1) Is an SDS required for every chemical product?

Requirements typically apply to hazardous substances/mixtures supplied or used in professional settings, with exemptions varying by jurisdiction and context. 

2) Do employers have to keep SDSs on-site?

Employers must ensure SDSs are readily accessible to employees during the work shift; OSHA allows electronic systems if access is reliable. 

3) Are SDSs required for articles?

Often no (under OSHA, articles are generally exempt), but customers frequently request documentation anyway for due diligence and internal controls. 

4) Are SDSs required for consumer products used at work?

Under OSHA, a consumer product may be exempt only if workplace use matches normal consumer use (frequency/duration). 

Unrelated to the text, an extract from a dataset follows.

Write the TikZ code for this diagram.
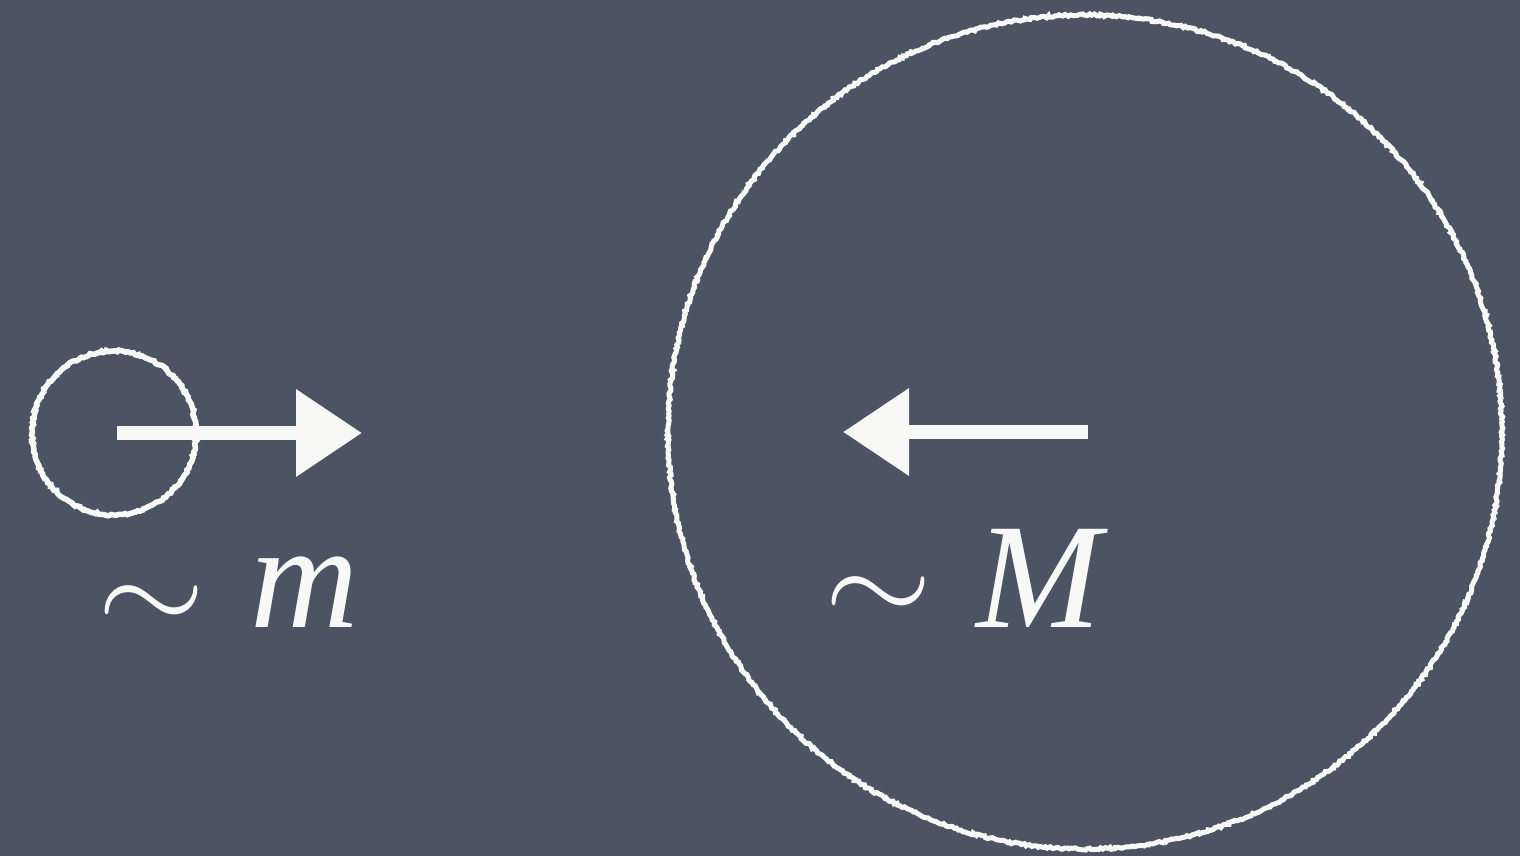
\documentclass[tikz,border=0pt]{standalone}
\usepackage{fontspec}
\usepackage{graphicx}
\setmainfont{Liberation Serif}
\usetikzlibrary{arrows.meta,decorations.pathmorphing}
\definecolor{board}{HTML}{4C5363}
\definecolor{chalk}{HTML}{F8F8F6}
\newcommand{\bigsim}[1]{\raisebox{#1}{\scalebox{13.9}[12.5]{\fontsize{10}{10}\selectfont$\sim$}}}
\tikzset{
  chalkring/.style={circle,draw=chalk,line width=5pt,inner sep=0pt,
    decorate,decoration={random steps,segment length=2.2pt,amplitude=1.1pt}},
  chalkarrow/.style={draw=chalk,line width=14pt,-{Triangle[length=66pt,width=84pt]}},
  label/.style={text=chalk,font=\fontsize{150}{150}\selectfont,inner sep=0pt,anchor=base west},
}
\begin{document}
\begin{tikzpicture}[x=1pt,y=-1pt]
\fill[board] (0,0) rectangle (1520,856);
\useasboundingbox (0,0) rectangle (1520,856);
\node[chalkring,minimum size=164pt,line width=5.5pt] (small) at (114,433) {};
\node[chalkring,minimum size=834pt] (big) at (1085,432) {};
\coordinate (s1) at (117,433);
\coordinate (s2) at (362,433);
\draw[chalkarrow] (s1) -- (s2);
\coordinate (b1) at (1088,432);
\coordinate (b2) at (843,432);
\draw[chalkarrow] (b1) -- (b2);
\node[label] (lm) at (97,627) {\bigsim{-4.5pt}\hspace{45pt}\textit{m}};
\node[label] (lM) at (824,627) {\bigsim{5pt}\hspace{44pt}\textit{M}};
\end{tikzpicture}
\end{document}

5) How often do SDSs need to be updated?

Usually when new information changes hazard classification, composition, or regulatory status—specific timelines vary by jurisdiction. 

6) Do SDSs need to be in local languages?

In many markets, yes—language expectations are a common source of non-compliance for global programs. 

7) What’s the minimum required structure of an SDS?

In the U.S., OSHA specifies section headings and minimum information in Appendix D; other regions also use 16 headings with local variations. 

8) Where should employees be able to access SDSs?

Wherever they work—especially where chemicals are used or stored. If teams are mobile or remote, offline-capable access can matter.